Finding myself in the Chinese gallery, my attention was immediately drawn to a table of objects you could handle along with a friendly guide to explain their provenance. Amongst them a beautiful little netsuke mouse was curled into a shy ball and an ancient jade pendant was worn smooth in a shape of a fish, still perfect after thousands of years. But these were not the objects for my mission for today. I was surrounded by so many cabinets of intricate, exquisite treasures it took the sight of something completely different to made me stop in my tracks. It was a large shiny silver object, appearing amidst the antiquities as if it had fallen straight from another world and into the museum. But there was no visible hole in the roof or debris where this alien object had crash landed. And here it was this piece of sci-fi, presented carefully on a traditionally carved wooden plinth. This was a sculpture by the artist Zhan Wang.
"In the past, collectors displayed craggy rocks on their desks as objects of aesthetic appreciation. The rocks also allude to the mystic of mountains that were thought to be dwellings for men of pure thought."
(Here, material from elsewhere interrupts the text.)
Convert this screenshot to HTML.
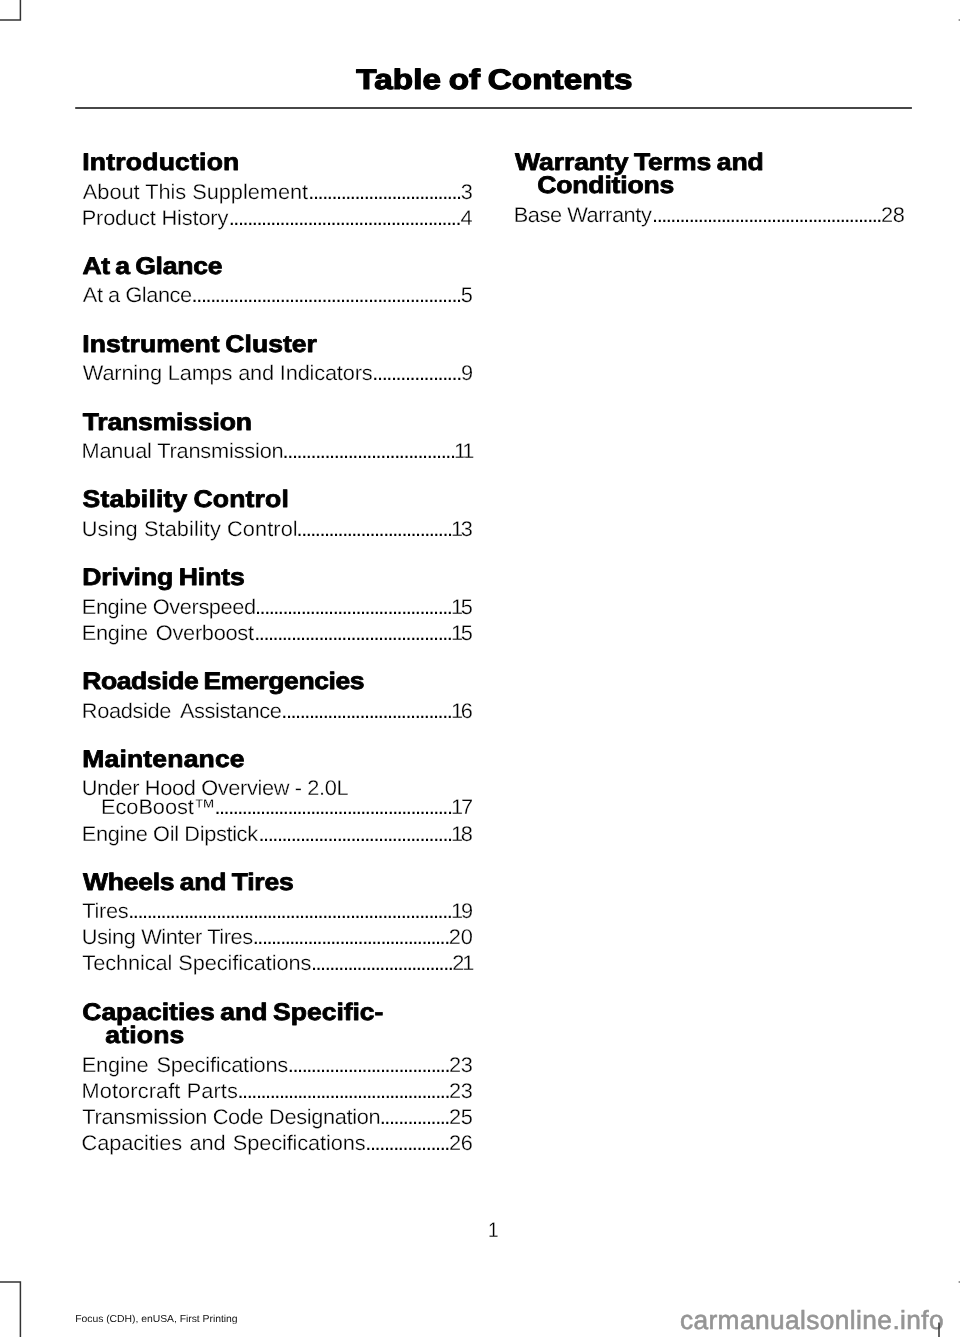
<!DOCTYPE html>
<html lang="en">
<head>
<meta charset="utf-8">
<title>Table of Contents</title>
<style>
html,body{margin:0;padding:0;background:#fff}
body{width:960px;height:1337px;overflow:hidden}
svg{display:block;font-family:"Liberation Sans",Arial,sans-serif;text-rendering:geometricPrecision;fill:#000}
.t{font-size:28.2px;font-weight:bold;stroke:#000;stroke-width:1.2px;stroke-linejoin:round}
.h{font-size:24.0px;font-weight:bold;stroke:#000;stroke-width:0.8px;stroke-linejoin:round}
.e{font-size:21.15px;stroke:#fff;stroke-width:0.28px}
.n{text-anchor:end}
.d{font-size:21.15px}
.pn{font-size:21.15px;text-anchor:end;stroke:#fff;stroke-width:0.28px}
.foot{font-size:10.1px;fill:#111}
.wm{font-size:26.3px;fill:#959595;stroke:#959595;stroke-width:0.6px}
.crop{stroke:#333;stroke-width:1.5;fill:none}
</style>
</head>
<body>
<svg width="960" height="1337" viewBox="0 0 960 1337">
<rect width="960" height="1337" fill="#fff"/>
<text class="t" transform="translate(356.33 88.9) scale(1.179 1)" style="letter-spacing:0.08px;word-spacing:-1.53px">Table of Contents</text>
<rect x="75.2" y="107" width="836.7" height="2" fill="#474747"/>
<text class="h" transform="translate(82.27 170) scale(1.106 1)" style="letter-spacing:0.18px;word-spacing:-1.54px">Introduction</text>
<text class="e" transform="translate(82.81 199) scale(1.03 1)" style="letter-spacing:-0.03px">About This Supplement</text>
<text class="e n" transform="translate(472.76 199) scale(1.03 1)" style="letter-spacing:-0.19px">3</text>
<text class="d" transform="translate(308.31 199) scale(1.03 1)" style="letter-spacing:-1.39px">.................................</text>
<text class="e" transform="translate(81.67 225) scale(1.03 1)" style="letter-spacing:-0.15px">Product History</text>
<text class="e n" transform="translate(472.44 225) scale(1.03 1)" style="letter-spacing:-0.19px">4</text>
<text class="d" transform="translate(228.71 225) scale(1.03 1)" style="letter-spacing:-1.38px">..................................................</text>
<text class="h" transform="translate(82.38 274) scale(1.106 1)" style="letter-spacing:-0.23px;word-spacing:-1.54px">At a Glance</text>
<text class="e" transform="translate(82.81 302) scale(1.03 1)" style="letter-spacing:-0.43px">At a Glance</text>
<text class="e n" transform="translate(472.71 302) scale(1.03 1)" style="letter-spacing:-0.19px">5</text>
<text class="d" transform="translate(191.61 302) scale(1.03 1)" style="letter-spacing:-1.37px">..........................................................</text>
<text class="h" transform="translate(82.27 352) scale(1.106 1)" style="letter-spacing:0.02px;word-spacing:-1.54px">Instrument Cluster</text>
<text class="e" transform="translate(82.86 380) scale(1.03 1)" style="letter-spacing:-0.17px">Warning Lamps and Indicators</text>
<text class="e n" transform="translate(472.83 380) scale(1.03 1)" style="letter-spacing:-0.19px">9</text>
<text class="d" transform="translate(372.31 380) scale(1.03 1)" style="letter-spacing:-1.35px">...................</text>
<text class="h" transform="translate(82.74 430) scale(1.106 1)" style="letter-spacing:-0.16px;word-spacing:-1.54px">Transmission</text>
<text class="e" transform="translate(81.47 458) scale(1.03 1)" style="letter-spacing:-0.19px">Manual Transmission</text>
<text class="e n" transform="translate(472.16 458) scale(1.03 1)" style="letter-spacing:-2.14px">11</text>
<text class="d" transform="translate(282.61 458) scale(1.03 1)" style="letter-spacing:-1.36px">.....................................</text>
<text class="h" transform="translate(82.58 507) scale(1.106 1)" style="letter-spacing:0.17px;word-spacing:-1.54px">Stability Control</text>
<text class="e" transform="translate(81.68 536) scale(1.03 1)" style="letter-spacing:0.08px">Using Stability Control</text>
<text class="e n" transform="translate(470.76 536) scale(1.03 1)" style="letter-spacing:-2.14px">13</text>
<text class="d" transform="translate(296.61 536) scale(1.03 1)" style="letter-spacing:-1.45px">..................................</text>
<text class="h" transform="translate(82.27 585) scale(1.106 1)" style="letter-spacing:-0.07px;word-spacing:-1.54px">Driving Hints</text>
<text class="e" transform="translate(81.77 614) scale(1.03 1)" style="letter-spacing:-0.39px">Engine Overspeed</text>
<text class="e n" transform="translate(470.71 614) scale(1.03 1)" style="letter-spacing:-2.14px">15</text>
<text class="d" transform="translate(255.01 614) scale(1.03 1)" style="letter-spacing:-1.44px">...........................................</text>
<text class="e" transform="translate(81.77 640) scale(1.03 1)" style="letter-spacing:-0.28px;word-spacing:2.14px">Engine Overboost</text>
<text class="e n" transform="translate(470.71 640) scale(1.03 1)" style="letter-spacing:-2.14px">15</text>
<text class="d" transform="translate(254.21 640) scale(1.03 1)" style="letter-spacing:-1.42px">...........................................</text>
<text class="h" transform="translate(82.17 689) scale(1.106 1)" style="letter-spacing:-0.38px;word-spacing:-1.54px">Roadside Emergencies</text>
<text class="e" transform="translate(81.87 718) scale(1.03 1)" style="letter-spacing:-0.36px;word-spacing:4.37px">Roadside Assistance</text>
<text class="e n" transform="translate(470.76 718) scale(1.03 1)" style="letter-spacing:-2.14px">16</text>
<text class="d" transform="translate(281.31 718) scale(1.03 1)" style="letter-spacing:-1.41px">.....................................</text>
<text class="h" transform="translate(82.27 767) scale(1.106 1)" style="letter-spacing:0.14px;word-spacing:-1.54px">Maintenance</text>
<text class="e" transform="translate(81.68 795) scale(1.03 1)" style="letter-spacing:-0.35px">Under Hood Overview - 2.0L</text>
<text class="e" transform="translate(101.07 814) scale(1.03 1)" style="letter-spacing:-0.06px">EcoBoost™</text>
<text class="e n" transform="translate(470.9 814) scale(1.03 1)" style="letter-spacing:-2.14px">17</text>
<text class="d" transform="translate(214.51 814) scale(1.03 1)" style="letter-spacing:-1.45px">....................................................</text>
<text class="e" transform="translate(81.77 841) scale(1.03 1)" style="letter-spacing:-0.35px">Engine Oil Dipstick</text>
<text class="e n" transform="translate(470.75 841) scale(1.03 1)" style="letter-spacing:-2.14px">18</text>
<text class="d" transform="translate(258.51 841) scale(1.03 1)" style="letter-spacing:-1.41px">..........................................</text>
<text class="h" transform="translate(82.92 890) scale(1.106 1)" style="letter-spacing:-0.22px;word-spacing:-1.54px">Wheels and Tires</text>
<text class="e" transform="translate(82.37 918) scale(1.03 1)" style="letter-spacing:-0.32px">Tires</text>
<text class="e n" transform="translate(470.83 918) scale(1.03 1)" style="letter-spacing:-2.14px">19</text>
<text class="d" transform="translate(128.21 918) scale(1.03 1)" style="letter-spacing:-1.39px">......................................................................</text>
<text class="e" transform="translate(81.68 944) scale(1.03 1)" style="letter-spacing:-0.36px">Using Winter Tires</text>
<text class="e n" transform="translate(472.65 944) scale(1.03 1)" style="letter-spacing:-0.19px">20</text>
<text class="d" transform="translate(252.81 944) scale(1.03 1)" style="letter-spacing:-1.45px">...........................................</text>
<text class="e" transform="translate(82.37 970) scale(1.03 1)" style="letter-spacing:-0.09px">Technical Specifications</text>
<text class="e n" transform="translate(472.16 970) scale(1.03 1)" style="letter-spacing:-2.14px">21</text>
<text class="d" transform="translate(311.01 970) scale(1.03 1)" style="letter-spacing:-1.45px">...............................</text>
<text class="h" transform="translate(82.25 1020) scale(1.106 1)" style="letter-spacing:-0.03px;word-spacing:-1.54px">Capacities and Specific-</text>
<text class="h" transform="translate(105.31 1043) scale(1.106 1)" style="letter-spacing:0.15px;word-spacing:-1.54px">ations</text>
<text class="e" transform="translate(81.77 1072) scale(1.03 1)" style="letter-spacing:-0.19px;word-spacing:2.14px">Engine Specifications</text>
<text class="e n" transform="translate(472.76 1072) scale(1.03 1)" style="letter-spacing:-0.19px">23</text>
<text class="d" transform="translate(287.81 1072) scale(1.03 1)" style="letter-spacing:-1.4px">...................................</text>
<text class="e" transform="translate(81.47 1098) scale(1.03 1)" style="letter-spacing:0.1px">Motorcraft Parts</text>
<text class="e n" transform="translate(472.76 1098) scale(1.03 1)" style="letter-spacing:-0.19px">23</text>
<text class="d" transform="translate(237.51 1098) scale(1.03 1)" style="letter-spacing:-1.41px">..............................................</text>
<text class="e" transform="translate(82.37 1124) scale(1.03 1)" style="letter-spacing:-0.33px">Transmission Code Designation</text>
<text class="e n" transform="translate(472.71 1124) scale(1.03 1)" style="letter-spacing:-0.19px">25</text>
<text class="d" transform="translate(379.71 1124) scale(1.03 1)" style="letter-spacing:-1.39px">...............</text>
<text class="e" transform="translate(81.55 1150) scale(1.03 1)" style="letter-spacing:-0.11px;word-spacing:1.36px">Capacities and Specifications</text>
<text class="e n" transform="translate(472.76 1150) scale(1.03 1)" style="letter-spacing:-0.19px">26</text>
<text class="d" transform="translate(365.31 1150) scale(1.03 1)" style="letter-spacing:-1.36px">..................</text>
<text class="h" transform="translate(515.02 170) scale(1.106 1)" style="letter-spacing:-0.08px;word-spacing:-1.54px">Warranty Terms and</text>
<text class="h" transform="translate(537.25 193) scale(1.106 1)" style="letter-spacing:-0.15px;word-spacing:-1.54px">Conditions</text>
<text class="e" transform="translate(513.77 222) scale(1.03 1)" style="letter-spacing:-0.42px">Base Warranty</text>
<text class="e n" transform="translate(904.75 222) scale(1.03 1)" style="letter-spacing:-0.19px">28</text>
<text class="d" transform="translate(652.06 222) scale(1.03 1)" style="letter-spacing:-1.43px">..................................................</text>
<text class="pn" transform="translate(498.53 1237) scale(0.9 1)">1</text>
<text class="foot" transform="translate(75.15 1322) scale(1.03 1)" style="letter-spacing:-0.03px">Focus (CDH), enUSA, First Printing</text>
<rect x="70" y="1323.8" width="180" height="8" fill="#fff"/>
<text class="wm" transform="translate(679.88 1329)" style="letter-spacing:0.4px">carmanualsonline.info</text>
<path class="crop" d="M0 20H20.4V0M0 1282H20.4V1337M939 1322.5V1337"/>
<path class="crop" d="M958.6 20H960M958.6 1282H960" style="stroke:#777"/>
</svg>
</body>
</html>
Chinese scholars collected and revered unique rocks with beautiful shapes created through natural erosion. By displaying them in their working surroundings for their aesthetic value they also wished to be reminded of the mysticism of the mountains where men of "pure thought" were supposed to dwell. Their sculptural forms displaying positive and negative space were so admired that artisans tried to reproduce copies of these rocks in various materials, including jade, glass, and ceramic.
Zhan Wang forms his sculptures by moulding sheets of stainless steel around real rock formations.
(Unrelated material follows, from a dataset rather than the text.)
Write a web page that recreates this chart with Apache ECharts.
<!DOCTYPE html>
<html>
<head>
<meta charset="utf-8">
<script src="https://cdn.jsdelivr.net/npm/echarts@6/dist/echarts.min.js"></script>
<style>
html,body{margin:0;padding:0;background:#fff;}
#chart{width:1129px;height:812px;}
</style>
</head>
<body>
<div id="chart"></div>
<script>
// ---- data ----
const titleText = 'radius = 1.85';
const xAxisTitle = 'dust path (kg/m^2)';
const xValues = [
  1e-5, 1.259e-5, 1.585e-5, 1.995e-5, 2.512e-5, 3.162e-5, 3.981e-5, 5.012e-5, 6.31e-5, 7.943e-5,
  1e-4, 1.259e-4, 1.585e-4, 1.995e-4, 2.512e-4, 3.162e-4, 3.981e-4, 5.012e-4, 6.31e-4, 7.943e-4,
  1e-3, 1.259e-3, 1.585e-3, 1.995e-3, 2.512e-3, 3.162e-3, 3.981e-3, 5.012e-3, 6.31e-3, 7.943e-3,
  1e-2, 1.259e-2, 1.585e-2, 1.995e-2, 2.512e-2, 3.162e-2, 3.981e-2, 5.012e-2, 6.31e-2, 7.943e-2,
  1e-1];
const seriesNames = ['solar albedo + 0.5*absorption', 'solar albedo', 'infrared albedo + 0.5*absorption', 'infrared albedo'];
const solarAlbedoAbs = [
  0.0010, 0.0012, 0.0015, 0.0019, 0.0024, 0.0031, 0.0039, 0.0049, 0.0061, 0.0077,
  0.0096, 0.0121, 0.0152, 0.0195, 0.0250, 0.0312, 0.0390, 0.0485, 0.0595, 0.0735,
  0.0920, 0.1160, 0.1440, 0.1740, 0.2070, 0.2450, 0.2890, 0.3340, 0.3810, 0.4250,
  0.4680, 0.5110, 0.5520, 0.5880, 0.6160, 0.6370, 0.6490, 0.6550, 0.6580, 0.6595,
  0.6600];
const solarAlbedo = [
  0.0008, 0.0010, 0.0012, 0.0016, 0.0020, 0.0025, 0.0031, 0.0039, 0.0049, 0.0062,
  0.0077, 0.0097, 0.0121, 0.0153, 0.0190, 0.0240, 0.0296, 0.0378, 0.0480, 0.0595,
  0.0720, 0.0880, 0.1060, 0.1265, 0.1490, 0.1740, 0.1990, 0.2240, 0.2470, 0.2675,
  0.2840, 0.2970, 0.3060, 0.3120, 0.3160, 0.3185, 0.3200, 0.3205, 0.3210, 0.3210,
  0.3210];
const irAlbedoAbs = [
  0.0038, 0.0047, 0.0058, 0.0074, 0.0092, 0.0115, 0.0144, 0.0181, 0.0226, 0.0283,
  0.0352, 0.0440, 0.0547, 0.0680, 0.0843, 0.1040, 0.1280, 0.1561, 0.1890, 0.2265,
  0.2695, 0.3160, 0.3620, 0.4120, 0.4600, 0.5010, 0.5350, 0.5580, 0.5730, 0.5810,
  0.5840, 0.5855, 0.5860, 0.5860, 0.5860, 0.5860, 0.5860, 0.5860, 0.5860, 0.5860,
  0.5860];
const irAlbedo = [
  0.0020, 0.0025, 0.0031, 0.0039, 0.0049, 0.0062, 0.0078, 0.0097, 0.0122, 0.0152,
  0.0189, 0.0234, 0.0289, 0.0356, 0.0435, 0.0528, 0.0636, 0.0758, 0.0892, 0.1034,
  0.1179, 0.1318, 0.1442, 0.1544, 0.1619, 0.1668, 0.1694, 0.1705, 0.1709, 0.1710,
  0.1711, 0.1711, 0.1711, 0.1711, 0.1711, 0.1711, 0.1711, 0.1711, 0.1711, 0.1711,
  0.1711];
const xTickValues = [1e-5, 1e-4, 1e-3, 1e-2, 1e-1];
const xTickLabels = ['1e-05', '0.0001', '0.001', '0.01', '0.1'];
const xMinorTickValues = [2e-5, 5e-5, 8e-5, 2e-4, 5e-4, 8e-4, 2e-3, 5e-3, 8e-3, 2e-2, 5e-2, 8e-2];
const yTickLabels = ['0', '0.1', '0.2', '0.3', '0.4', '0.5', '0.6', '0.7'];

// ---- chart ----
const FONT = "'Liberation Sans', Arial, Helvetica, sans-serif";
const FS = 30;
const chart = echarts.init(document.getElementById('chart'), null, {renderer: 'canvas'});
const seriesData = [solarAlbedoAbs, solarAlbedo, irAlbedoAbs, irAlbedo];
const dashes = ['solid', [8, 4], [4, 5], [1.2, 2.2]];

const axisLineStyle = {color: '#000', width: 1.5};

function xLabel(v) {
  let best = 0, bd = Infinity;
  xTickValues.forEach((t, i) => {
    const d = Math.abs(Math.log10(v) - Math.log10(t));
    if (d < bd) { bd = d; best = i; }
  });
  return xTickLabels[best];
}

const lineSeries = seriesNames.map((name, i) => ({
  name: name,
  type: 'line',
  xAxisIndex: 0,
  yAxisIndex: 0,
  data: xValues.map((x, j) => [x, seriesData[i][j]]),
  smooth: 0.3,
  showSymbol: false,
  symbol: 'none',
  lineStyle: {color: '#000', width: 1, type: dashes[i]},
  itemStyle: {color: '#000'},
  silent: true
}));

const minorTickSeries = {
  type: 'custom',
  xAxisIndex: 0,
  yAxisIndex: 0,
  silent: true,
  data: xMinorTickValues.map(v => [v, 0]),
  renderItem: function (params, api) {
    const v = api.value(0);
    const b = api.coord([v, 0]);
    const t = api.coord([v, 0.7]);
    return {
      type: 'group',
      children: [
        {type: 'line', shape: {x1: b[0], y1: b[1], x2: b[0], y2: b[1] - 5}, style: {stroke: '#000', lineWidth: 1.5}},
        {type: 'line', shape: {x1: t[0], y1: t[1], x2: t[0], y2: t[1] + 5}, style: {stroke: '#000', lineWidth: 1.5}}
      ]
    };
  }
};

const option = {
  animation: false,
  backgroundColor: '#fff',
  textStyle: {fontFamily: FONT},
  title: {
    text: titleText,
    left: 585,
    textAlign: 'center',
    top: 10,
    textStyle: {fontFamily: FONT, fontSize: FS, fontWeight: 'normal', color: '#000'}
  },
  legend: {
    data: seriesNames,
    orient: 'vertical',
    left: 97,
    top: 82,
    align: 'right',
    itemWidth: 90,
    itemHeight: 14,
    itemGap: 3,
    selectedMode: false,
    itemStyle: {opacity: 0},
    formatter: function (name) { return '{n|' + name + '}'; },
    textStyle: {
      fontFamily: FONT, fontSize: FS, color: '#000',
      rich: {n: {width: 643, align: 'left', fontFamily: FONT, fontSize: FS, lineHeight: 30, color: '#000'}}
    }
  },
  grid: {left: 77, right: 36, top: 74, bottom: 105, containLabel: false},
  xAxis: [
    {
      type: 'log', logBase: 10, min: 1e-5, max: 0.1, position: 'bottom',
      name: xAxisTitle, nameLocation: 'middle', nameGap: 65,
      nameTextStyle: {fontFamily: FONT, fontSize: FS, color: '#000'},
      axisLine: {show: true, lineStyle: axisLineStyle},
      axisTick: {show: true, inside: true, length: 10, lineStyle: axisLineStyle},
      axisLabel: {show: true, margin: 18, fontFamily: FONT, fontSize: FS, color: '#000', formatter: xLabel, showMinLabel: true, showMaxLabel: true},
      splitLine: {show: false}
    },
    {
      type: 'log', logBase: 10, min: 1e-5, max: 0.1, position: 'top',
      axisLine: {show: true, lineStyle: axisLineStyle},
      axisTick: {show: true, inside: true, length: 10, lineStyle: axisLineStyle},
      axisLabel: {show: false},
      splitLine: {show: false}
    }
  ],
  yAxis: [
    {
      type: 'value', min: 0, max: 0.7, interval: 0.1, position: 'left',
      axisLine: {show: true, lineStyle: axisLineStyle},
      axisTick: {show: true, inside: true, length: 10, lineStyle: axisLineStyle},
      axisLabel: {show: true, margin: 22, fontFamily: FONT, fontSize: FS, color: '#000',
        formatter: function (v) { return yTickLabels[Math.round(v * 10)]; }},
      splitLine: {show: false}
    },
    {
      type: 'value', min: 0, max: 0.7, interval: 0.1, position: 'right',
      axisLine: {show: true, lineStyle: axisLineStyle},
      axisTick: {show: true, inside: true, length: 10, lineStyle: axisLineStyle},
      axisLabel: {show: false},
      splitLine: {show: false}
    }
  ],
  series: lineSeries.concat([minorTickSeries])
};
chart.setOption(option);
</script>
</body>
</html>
The artist says; "The material’s glittering surface, ostentatious glamour, and illusory appearance make it an ideal medium to convey new dreams.''
Zhan has also created his own personal universe by recording the sound made by exploding a giant boulder. Read more here
Zhan Wang's work often uses the use of simplistic object that serve a purpose of telling a complex idea. By using the industrial material stainless steel Zhan perfectly captures the organic shape of the original scholars rocks he forms his pieces around but with it's eerily perfect finish, too shiny for nature it's purpose is still that of internal as well as external reflection.